Circo ao Sol
Por Rui Tavares
SE UM GÉNIO do mal quisesse encontrar a
melhor forma de minar o regime político português, dificilmente teria
inventado melhor do que o processo em redor das eleições autárquicas de
2013. Mas em vez de um génio do mal, quem criou o problema e não o quis
resolver foi o próprio regime. Porquê?
Esta história começou, indubitavelmente, com a boa intenção de
renovar o poder local democrático. Salto por cima de saber se a lei de
“limitação de mandatos” pretendia mesmo extinguir os dinossauros
autárquicos ou apenas promover a migração de dinossauros da freguesia de
Alguidares de Cima para a freguesia de Alguidares de Baixo. A
Assembleia da República teve a oportunidade de clarificar o âmbito da
lei e, unanimemente, decidiu não o fazer. O resultado é que, a cerca de
um mês das eleições autárquicas, há uma balbúrdia generalizada nas
eleições das grandes cidades, um deixa andar generalizado nas eleições
das freguesias, decisões contraditórias dos tribunais e uma batata
quente a caminho do Tribunal Constitucional. A situação já não pode ser
bem resolvida, dê por onde der. Só esperemos que não piore.
Era mesmo disto que Portugal precisava. Em cima da pior crise
económica e social temos agora uma eleição descredibilizada, jogada nos
tribunais, cheia de desonestidades, rebaixando-nos para o estilo das
velhas chapeladas eleitorais do século XIX. Onde a cultura democrática é
mais fraca do que a cultura de poder não há legislação nem constituição
que resista.
Se isto era tão fácil de prever, e de resolver, por que razão
chegámos até aqui? Diz-se que a culpa é da incompetência dos políticos,
mas eu não consigo comprar essa explicação: os nossos políticos sabem
ser imaginativos, eficazes e expeditos — quando lhes interessa. A outra
explicação é precisamente essa: há interesse na degradação.
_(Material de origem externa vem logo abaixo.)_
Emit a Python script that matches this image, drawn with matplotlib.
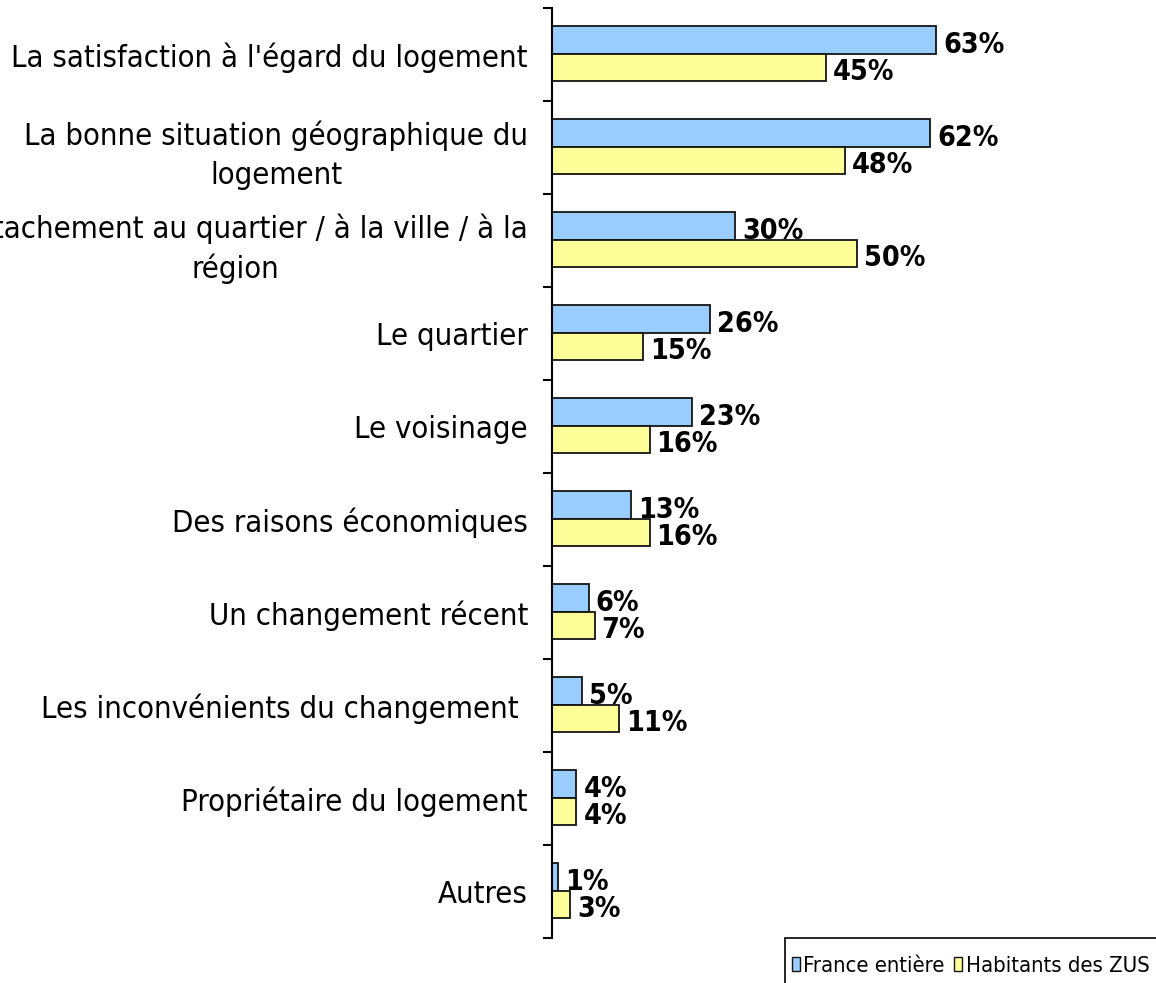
import matplotlib
matplotlib.use("Agg")
import matplotlib.pyplot as plt
import numpy as np
from matplotlib.patches import Patch, Rectangle

categories = [
    "La satisfaction à l'égard du logement",
    "La bonne situation géographique du\nlogement",
    "L'attachement au quartier / à la ville / à la\nrégion",
    "Le quartier",
    "Le voisinage",
    "Des raisons économiques",
    "Un changement récent",
    "Les inconvénients du changement ",
    "Propriétaire du logement",
    "Autres",
]
france = [63, 62, 30, 26, 23, 13, 6, 5, 4, 1]
zus = [45, 48, 50, 15, 16, 16, 7, 11, 4, 3]
series_names = ["France entière", "Habitants des ZUS"]
colors = ["#99CCFF", "#FFFF99"]

FONT = dict(family="DejaVu Sans", stretch="condensed")
EDGE = "#141414"

W, H = 1156, 983
fig = plt.figure(figsize=(W / 100, H / 100), dpi=100)
ax_left, ax_right, ax_top, ax_bot = 552, 1156, 8, 938
ax = fig.add_axes([ax_left / W, 1 - ax_bot / H, (ax_right - ax_left) / W, (ax_bot - ax_top) / H])

px_per_pct = (936 - 552) / 63.0
ax.set_xlim(0, (ax_right - ax_left) / px_per_pct)
n = len(categories)
ax.set_ylim(n - 0.5, -0.5)

y = np.arange(n)
bh = 0.30
ax.barh(y - 0.31, france, height=bh, align="edge", color=colors[0], edgecolor=EDGE, linewidth=1.3)
ax.barh(y - 0.01, zus, height=bh, align="edge", color=colors[1], edgecolor=EDGE, linewidth=1.3)

for i in range(n):
    ax.annotate(f"{france[i]}%", (france[i], y[i] - 0.16), xytext=(7, -5), textcoords="offset pixels",
                ha="left", va="center", fontsize=20.5, fontweight="bold", **FONT)
    ax.annotate(f"{zus[i]}%", (zus[i], y[i] + 0.14), xytext=(7, -4), textcoords="offset pixels",
                ha="left", va="center", fontsize=20.5, fontweight="bold", **FONT)

for s in ["top", "right", "bottom"]:
    ax.spines[s].set_visible(False)
ax.spines["left"].set_linewidth(1.5)
ax.set_xticks([])
ax.set_yticks(y)
ax.set_yticklabels(categories, fontsize=22.2, multialignment="center", linespacing=1.42, **FONT)
ax.tick_params(axis="y", which="major", length=0, pad=17.3)
ax.set_yticks(np.arange(n + 1) - 0.5, minor=True)
ax.tick_params(axis="y", which="minor", length=6.5, width=1.5, direction="out")

# legend frame (runs past the figure's right and bottom edges, as in the original)
fig.patches.append(Rectangle((785 / W, 1 - 1010 / H), 500 / W, 72 / H, transform=fig.transFigure,
                             facecolor="white", edgecolor="black", linewidth=1.2))
handles = [Patch(facecolor=colors[0], edgecolor=EDGE, linewidth=1.0),
           Patch(facecolor=colors[1], edgecolor=EDGE, linewidth=1.0)]
leg = fig.legend(handles, series_names, loc="center left", bbox_to_anchor=(792 / W, 1 - 966 / H),
                 ncol=2, frameon=False, borderpad=0.0, handlelength=0.36, handleheight=0.6,
                 handletextpad=0.15, columnspacing=0.45, borderaxespad=0,
                 prop=dict(size=15.8, **FONT))

fig.savefig("out.png", dpi=100)
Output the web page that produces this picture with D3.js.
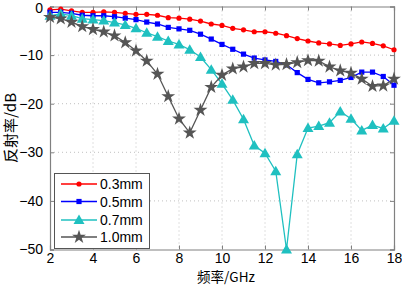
<!DOCTYPE html>
<html>
<head>
<meta charset="utf-8">
<script src="https://cdn.jsdelivr.net/npm/d3@7"></script>
<style>
body { margin: 0; background: #fff; }
text { font-family: Arial, "Liberation Sans", sans-serif; }
</style>
</head>
<body>
<div id="chart"></div>
<script>
var w = 402;
var h = 286;

// frequency points (GHz)
var freq = [2, 2.5, 3, 3.5, 4, 4.5, 5, 5.5, 6, 6.5, 7, 7.5, 8, 8.5, 9, 9.5, 10,
            10.5, 11, 11.5, 12, 12.5, 13, 13.5, 14, 14.5, 15, 15.5, 16, 16.5, 17, 17.5, 18];

var s03 = [-0.7, -0.55, -0.9, -1.2, -1.2, -1.1, -1.2, -1.4, -1.6, -1.6, -1.8, -2.3, -2.4, -2.6, -3.0, -3.6, -3.9,
           -4.5, -4.8, -5.2, -5.2, -5.5, -6.0, -6.6, -7.1, -7.5, -7.7, -8.0, -7.7, -7.3, -7.6, -8.1, -8.9];
var s05 = [-1.2, -1.2, -1.4, -1.8, -1.9, -1.9, -2.1, -2.4, -2.7, -3.2, -3.6, -4.3, -4.6, -4.9, -5.7, -6.7, -7.8,
           -8.8, -9.8, -10.6, -11.0, -11.3, -12.0, -13.6, -15.0, -15.7, -15.5, -15.2, -14.6, -13.5, -13.5, -14.4, -16.2];
var s07 = [-1.9, -1.5, -1.9, -2.5, -2.7, -2.9, -3.3, -3.8, -4.5, -5.4, -6.2, -7.1, -7.8, -8.9, -10.4, -13.0, -15.9,
           -19.2, -23.2, -28.6, -30.2, -33.9, -50, -30.4, -25.0, -24.6, -23.9, -21.6, -23.1, -25.5, -24.4, -25.1, -23.5];
var s10 = [-2.2, -2.5, -3.2, -4.1, -4.7, -5.2, -6.0, -7.4, -9.1, -11.2, -13.9, -18.5, -23.1, -26.0, -21.3, -16.6, -14.1,
           -12.8, -12.4, -11.7, -11.7, -12.0, -11.9, -11.5, -11.1, -11.2, -12.4, -13.2, -13.7, -14.9, -16.4, -16.3, -14.9];

var names = ["0.3mm", "0.5mm", "0.7mm", "1.0mm"];
var xTicks = [2, 4, 6, 8, 10, 12, 14, 16, 18];
var yTicks = [0, -10, -20, -30, -40, -50];

var series = [
  { name: names[0], values: s03, color: "#ff0000", marker: "circle" },
  { name: names[1], values: s05, color: "#0000ff", marker: "square" },
  { name: names[2], values: s07, color: "#1fc0c0", marker: "triangle" },
  { name: names[3], values: s10, color: "#555555", marker: "star" }
];

var pLeft = 50, pRight = 394, pTop = 6.5, pBottom = 249.5;

var x = d3.scaleLinear().domain([2, 18]).range([pLeft, pRight]);
var y = d3.scaleLinear().domain([-50, 0]).range([pBottom, pTop]);

var svg = d3.select("#chart")
            .append("svg")
            .attr("width", w)
            .attr("height", h);

// grid
svg.append("g")
   .selectAll("line")
   .data(xTicks.slice(1, -1))
   .enter()
   .append("line")
   .attr("x1", function(d) { return x(d); })
   .attr("x2", function(d) { return x(d); })
   .attr("y1", pTop)
   .attr("y2", pBottom)
   .attr("stroke", "#b0b0b0")
   .attr("stroke-width", 0.8)
   .attr("stroke-dasharray", "1,3");

svg.append("g")
   .selectAll("line")
   .data(yTicks.slice(1, -1))
   .enter()
   .append("line")
   .attr("x1", pLeft)
   .attr("x2", pRight)
   .attr("y1", function(d) { return y(d); })
   .attr("y2", function(d) { return y(d); })
   .attr("stroke", "#b0b0b0")
   .attr("stroke-width", 0.8)
   .attr("stroke-dasharray", "1,3");

// axes
var xAxis = d3.axisBottom(x).tickValues(xTicks).tickSize(-4).tickPadding(4);
var yAxis = d3.axisLeft(y).tickValues(yTicks).tickSize(-4).tickPadding(7)
              .tickFormat(function(d) { return d < 0 ? "\u2212" + Math.abs(d) : d; });

svg.append("g")
   .attr("transform", "translate(0," + pBottom + ")")
   .call(xAxis);
var gy = svg.append("g")
   .attr("transform", "translate(" + pLeft + ",0)")
   .call(yAxis);

// keep the top "0" inside the picture
gy.selectAll(".tick text")
  .filter(function(d) { return d === 0; })
  .attr("dy", "0.45em");

// mirror ticks on top/right
svg.append("g")
   .attr("transform", "translate(0," + pTop + ")")
   .call(d3.axisTop(x).tickValues(xTicks).tickSize(-4).tickFormat(""));
svg.append("g")
   .attr("transform", "translate(" + pRight + ",0)")
   .call(d3.axisRight(y).tickValues(yTicks).tickSize(-4).tickFormat(""));

svg.selectAll(".domain").attr("stroke", "#808080").attr("stroke-width", 1.2);
svg.selectAll(".tick line").attr("stroke", "#808080");
svg.selectAll(".tick text")
   .attr("fill", "#000")
   .style("font-size", "14px")
   .style("font-family", "Arial, 'Liberation Sans', sans-serif");

// axis titles
svg.append("text")
   .attr("x", (pLeft + pRight) / 2 + 4)
   .attr("y", 282)
   .attr("text-anchor", "middle")
   .style("font-size", "13.5px")
   .style("font-family", "'Noto Sans CJK SC', sans-serif")
   .text("频率/GHz");

svg.append("text")
   .attr("transform", "translate(16," + ((pTop + pBottom) / 2) + ") rotate(-90)")
   .attr("text-anchor", "middle")
   .style("font-size", "15px")
   .style("font-family", "'Noto Sans CJK SC', sans-serif")
   .text("反射率/dB");

var starPath = d3.symbol().type(d3.symbolStar).size(60)();
var triPath = "M0,-5.5L5.5,4L-5.5,4Z";

function drawMarker(g, s) {
  if (s.marker == "circle") {
    g.append("circle").attr("r", 2.6).attr("fill", s.color);
  } else if (s.marker == "square") {
    g.append("rect").attr("x", -2.6).attr("y", -2.6).attr("width", 5.2).attr("height", 5.2).attr("fill", s.color);
  } else if (s.marker == "triangle") {
    g.append("path").attr("d", triPath).attr("fill", s.color);
  } else {
    g.append("path").attr("d", starPath).attr("fill", s.color);
  }
}

var line = d3.line()
             .x(function(d) { return x(d[0]); })
             .y(function(d) { return y(d[1]); });

var plot = svg.append("g");

series.forEach(function(s) {
  var pts = freq.map(function(f, i) { return [f, s.values[i]]; });
  plot.append("path")
      .datum(pts)
      .attr("fill", "none")
      .attr("stroke", s.color)
      .attr("stroke-width", 1.3)
      .attr("d", line);
  plot.selectAll(null)
      .data(pts)
      .enter()
      .append("g")
      .attr("transform", function(d) { return "translate(" + x(d[0]) + "," + y(d[1]) + ")"; })
      .each(function() { drawMarker(d3.select(this), s); });
});

// legend
var lg = svg.append("g").attr("transform", "translate(54,173)");
lg.append("rect")
  .attr("x", 0.5).attr("y", 0.5)
  .attr("width", 95).attr("height", 75)
  .attr("fill", "#fff")
  .attr("stroke", "#555")
  .attr("stroke-width", 1);

var rowY = [11, 28.5, 47, 64];
series.forEach(function(s, i) {
  var row = lg.append("g").attr("transform", "translate(0," + rowY[i] + ")");
  row.append("line")
     .attr("x1", 7).attr("x2", 43)
     .attr("stroke", s.color)
     .attr("stroke-width", 1.3);
  var m = row.append("g").attr("transform", "translate(25,0)");
  drawMarker(m, s);
  row.append("text")
     .attr("x", 46)
     .attr("y", 5)
     .style("font-size", "14px")
     .text(s.name);
});
</script>
</body>
</html>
Uma explicação bem mais terrível, eu sei. Para começar, é preciso
entender que em Portugal, hoje, os partidos se limitam a explorar o seu
nicho de mercado, como pequenas empresas especializadas na gestão da
frustração eleitoral do votante no vizinho do lado. Como tal, para todos
os partidos há um ganho marginal na descredibilização do sistema. Por
isso foi mais vantajoso prepararem-se para umas eleições nestas
condições (escolhendo o seu lado na controvérsia, adaptando
argumentários, pagando a advogados e companhias de comunicação, etc.) do
que fazer o mais fácil, que era tomar uma decisão para credibilizar as
eleições.
Além da vantagem para os partidos, há também uma vantagem indireta
para os políticos manhosos. Como tudo isto envergonha “a classe
política”, como eles dizem, praticamente ninguém tem hoje coragem de ser
político. Assim sendo, a qualidade que há na sociedade raramente se
transfere para a política, e aí está a vantagem: menos concorrência.
(Uma vez perguntei a uma pessoa com larga experiência partidária porque
não se faziam primárias abertas, entre militantes e simpatizantes, para
escolha de candidatos eleitorais. A resposta foi: “estás maluco? ainda
aparecia algum bom candidato!”).
Juntando estas peças, podemos já ter passado o ponto de não retorno:
quanto mais degradação, menos participação política, e vice-versa. A
partir daí, perder uma democracia é muito fácil: basta não fazer nada.
(Público de 26 de Agosto de 2013)Etiquetas: autor convidado, RT
1 Comments:
Como se distingue um político de hoje de um do séc XIX?
"Na albarda.Mais chapéu menos chapéu, mais bengala menos bengala o conteúdo é igual". É o que pensa a maioria dos portugueses que, mesmo sabendo que é atraiçoado (síndrome do c.), condescende quando confrontado com gravatas e fatos de bom corte.
O problema dos deputados não é a competência, é a intenção. A lei em apreço é prova indesmentível da maior virtude dos "nossos" mui dignos representantes: a manha.